--- START Record set ---

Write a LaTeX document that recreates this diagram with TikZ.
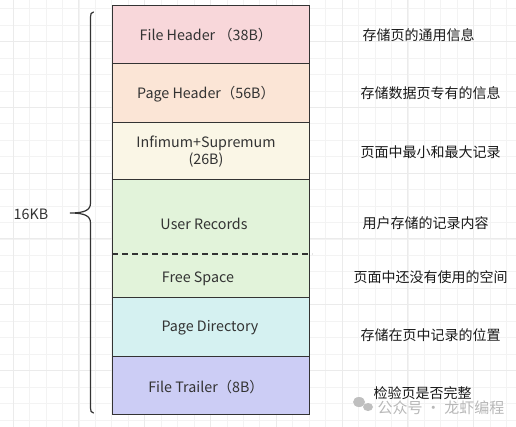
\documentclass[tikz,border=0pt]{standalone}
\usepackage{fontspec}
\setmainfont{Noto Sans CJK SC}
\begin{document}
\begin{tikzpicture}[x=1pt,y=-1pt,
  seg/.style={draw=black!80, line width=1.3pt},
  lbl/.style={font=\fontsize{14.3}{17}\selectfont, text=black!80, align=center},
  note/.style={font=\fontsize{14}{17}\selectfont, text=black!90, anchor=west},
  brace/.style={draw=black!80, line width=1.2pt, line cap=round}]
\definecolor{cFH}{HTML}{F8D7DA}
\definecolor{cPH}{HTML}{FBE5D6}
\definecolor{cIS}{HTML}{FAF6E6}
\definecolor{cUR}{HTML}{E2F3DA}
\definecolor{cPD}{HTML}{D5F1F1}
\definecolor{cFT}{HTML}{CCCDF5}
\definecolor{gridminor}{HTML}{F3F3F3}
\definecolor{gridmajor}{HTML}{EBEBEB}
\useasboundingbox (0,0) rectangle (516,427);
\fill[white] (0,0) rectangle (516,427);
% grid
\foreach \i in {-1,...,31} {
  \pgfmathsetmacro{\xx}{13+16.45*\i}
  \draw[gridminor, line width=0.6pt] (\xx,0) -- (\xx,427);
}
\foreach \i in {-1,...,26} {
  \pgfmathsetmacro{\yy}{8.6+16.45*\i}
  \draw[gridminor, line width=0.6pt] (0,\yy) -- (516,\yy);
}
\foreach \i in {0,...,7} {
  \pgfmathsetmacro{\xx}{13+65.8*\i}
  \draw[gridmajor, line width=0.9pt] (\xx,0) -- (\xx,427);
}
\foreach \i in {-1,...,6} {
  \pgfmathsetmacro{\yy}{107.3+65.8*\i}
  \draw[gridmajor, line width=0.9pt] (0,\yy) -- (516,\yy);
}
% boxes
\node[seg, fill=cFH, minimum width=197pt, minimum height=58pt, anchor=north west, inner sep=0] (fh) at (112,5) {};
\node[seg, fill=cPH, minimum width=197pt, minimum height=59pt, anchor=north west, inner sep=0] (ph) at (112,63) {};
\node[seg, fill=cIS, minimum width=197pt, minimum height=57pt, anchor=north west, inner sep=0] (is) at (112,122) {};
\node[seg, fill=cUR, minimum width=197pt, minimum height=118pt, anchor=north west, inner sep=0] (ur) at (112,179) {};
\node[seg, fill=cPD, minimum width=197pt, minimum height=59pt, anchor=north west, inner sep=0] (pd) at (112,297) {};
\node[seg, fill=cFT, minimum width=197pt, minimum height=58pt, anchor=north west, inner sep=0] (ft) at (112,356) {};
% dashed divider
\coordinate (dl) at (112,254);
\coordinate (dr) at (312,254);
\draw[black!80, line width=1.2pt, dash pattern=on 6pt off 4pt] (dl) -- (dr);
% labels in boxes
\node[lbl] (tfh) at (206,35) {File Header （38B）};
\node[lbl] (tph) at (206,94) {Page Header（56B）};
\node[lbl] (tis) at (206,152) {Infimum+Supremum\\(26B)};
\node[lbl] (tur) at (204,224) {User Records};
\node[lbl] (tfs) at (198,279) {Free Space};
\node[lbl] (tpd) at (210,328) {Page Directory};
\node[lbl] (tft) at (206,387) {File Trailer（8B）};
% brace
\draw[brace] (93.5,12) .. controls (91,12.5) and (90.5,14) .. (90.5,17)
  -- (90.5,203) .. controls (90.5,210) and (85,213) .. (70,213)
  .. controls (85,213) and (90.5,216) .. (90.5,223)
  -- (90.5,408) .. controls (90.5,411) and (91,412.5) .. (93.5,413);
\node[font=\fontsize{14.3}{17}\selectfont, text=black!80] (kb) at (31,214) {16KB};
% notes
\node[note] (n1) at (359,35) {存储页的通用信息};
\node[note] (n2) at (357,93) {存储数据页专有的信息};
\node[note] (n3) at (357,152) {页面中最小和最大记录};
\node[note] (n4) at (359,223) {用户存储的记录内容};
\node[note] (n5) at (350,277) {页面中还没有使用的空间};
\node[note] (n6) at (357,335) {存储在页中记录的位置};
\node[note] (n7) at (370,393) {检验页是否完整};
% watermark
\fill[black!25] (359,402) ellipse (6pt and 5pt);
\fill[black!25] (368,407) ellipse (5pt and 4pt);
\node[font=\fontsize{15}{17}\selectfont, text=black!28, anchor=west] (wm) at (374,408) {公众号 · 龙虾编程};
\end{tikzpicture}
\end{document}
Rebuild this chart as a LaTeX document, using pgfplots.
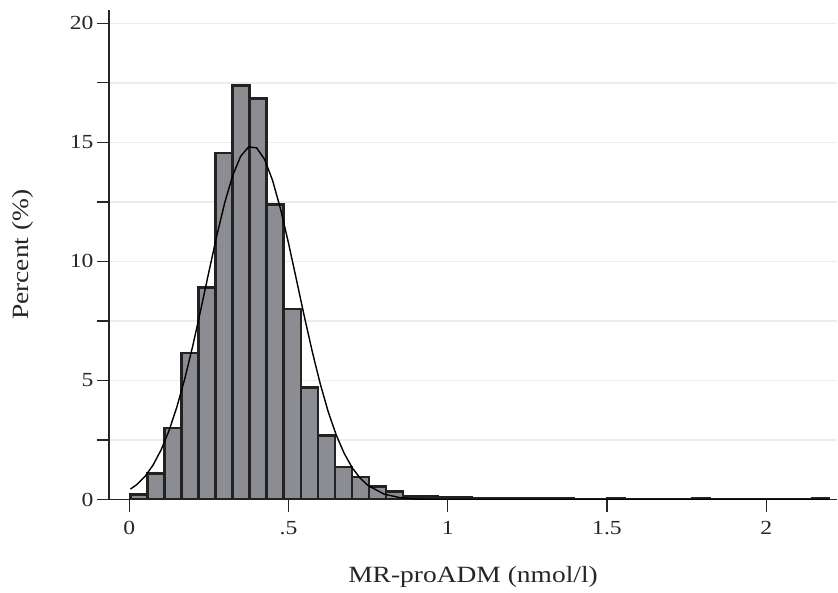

--- END Record set ---

→ **Task to complete**: Nothing in the entries above should change when they are printed again, except that the pictures are dropped.

→ **Full answer**:
Write a LaTeX document that recreates this diagram with TikZ.
\documentclass[tikz,border=0pt]{standalone}
\usepackage{fontspec}
\setmainfont{Noto Sans CJK SC}
\begin{document}
\begin{tikzpicture}[x=1pt,y=-1pt,
  seg/.style={draw=black!80, line width=1.3pt},
  lbl/.style={font=\fontsize{14.3}{17}\selectfont, text=black!80, align=center},
  note/.style={font=\fontsize{14}{17}\selectfont, text=black!90, anchor=west},
  brace/.style={draw=black!80, line width=1.2pt, line cap=round}]
\definecolor{cFH}{HTML}{F8D7DA}
\definecolor{cPH}{HTML}{FBE5D6}
\definecolor{cIS}{HTML}{FAF6E6}
\definecolor{cUR}{HTML}{E2F3DA}
\definecolor{cPD}{HTML}{D5F1F1}
\definecolor{cFT}{HTML}{CCCDF5}
\definecolor{gridminor}{HTML}{F3F3F3}
\definecolor{gridmajor}{HTML}{EBEBEB}
\useasboundingbox (0,0) rectangle (516,427);
\fill[white] (0,0) rectangle (516,427);
% grid
\foreach \i in {-1,...,31} {
  \pgfmathsetmacro{\xx}{13+16.45*\i}
  \draw[gridminor, line width=0.6pt] (\xx,0) -- (\xx,427);
}
\foreach \i in {-1,...,26} {
  \pgfmathsetmacro{\yy}{8.6+16.45*\i}
  \draw[gridminor, line width=0.6pt] (0,\yy) -- (516,\yy);
}
\foreach \i in {0,...,7} {
  \pgfmathsetmacro{\xx}{13+65.8*\i}
  \draw[gridmajor, line width=0.9pt] (\xx,0) -- (\xx,427);
}
\foreach \i in {-1,...,6} {
  \pgfmathsetmacro{\yy}{107.3+65.8*\i}
  \draw[gridmajor, line width=0.9pt] (0,\yy) -- (516,\yy);
}
% boxes
\node[seg, fill=cFH, minimum width=197pt, minimum height=58pt, anchor=north west, inner sep=0] (fh) at (112,5) {};
\node[seg, fill=cPH, minimum width=197pt, minimum height=59pt, anchor=north west, inner sep=0] (ph) at (112,63) {};
\node[seg, fill=cIS, minimum width=197pt, minimum height=57pt, anchor=north west, inner sep=0] (is) at (112,122) {};
\node[seg, fill=cUR, minimum width=197pt, minimum height=118pt, anchor=north west, inner sep=0] (ur) at (112,179) {};
\node[seg, fill=cPD, minimum width=197pt, minimum height=59pt, anchor=north west, inner sep=0] (pd) at (112,297) {};
\node[seg, fill=cFT, minimum width=197pt, minimum height=58pt, anchor=north west, inner sep=0] (ft) at (112,356) {};
% dashed divider
\coordinate (dl) at (112,254);
\coordinate (dr) at (312,254);
\draw[black!80, line width=1.2pt, dash pattern=on 6pt off 4pt] (dl) -- (dr);
% labels in boxes
\node[lbl] (tfh) at (206,35) {File Header （38B）};
\node[lbl] (tph) at (206,94) {Page Header（56B）};
\node[lbl] (tis) at (206,152) {Infimum+Supremum\\(26B)};
\node[lbl] (tur) at (204,224) {User Records};
\node[lbl] (tfs) at (198,279) {Free Space};
\node[lbl] (tpd) at (210,328) {Page Directory};
\node[lbl] (tft) at (206,387) {File Trailer（8B）};
% brace
\draw[brace] (93.5,12) .. controls (91,12.5) and (90.5,14) .. (90.5,17)
  -- (90.5,203) .. controls (90.5,210) and (85,213) .. (70,213)
  .. controls (85,213) and (90.5,216) .. (90.5,223)
  -- (90.5,408) .. controls (90.5,411) and (91,412.5) .. (93.5,413);
\node[font=\fontsize{14.3}{17}\selectfont, text=black!80] (kb) at (31,214) {16KB};
% notes
\node[note] (n1) at (359,35) {存储页的通用信息};
\node[note] (n2) at (357,93) {存储数据页专有的信息};
\node[note] (n3) at (357,152) {页面中最小和最大记录};
\node[note] (n4) at (359,223) {用户存储的记录内容};
\node[note] (n5) at (350,277) {页面中还没有使用的空间};
\node[note] (n6) at (357,335) {存储在页中记录的位置};
\node[note] (n7) at (370,393) {检验页是否完整};
% watermark
\fill[black!25] (359,402) ellipse (6pt and 5pt);
\fill[black!25] (368,407) ellipse (5pt and 4pt);
\node[font=\fontsize{15}{17}\selectfont, text=black!28, anchor=west] (wm) at (374,408) {公众号 · 龙虾编程};
\end{tikzpicture}
\end{document}
Rebuild this chart as a LaTeX document, using pgfplots.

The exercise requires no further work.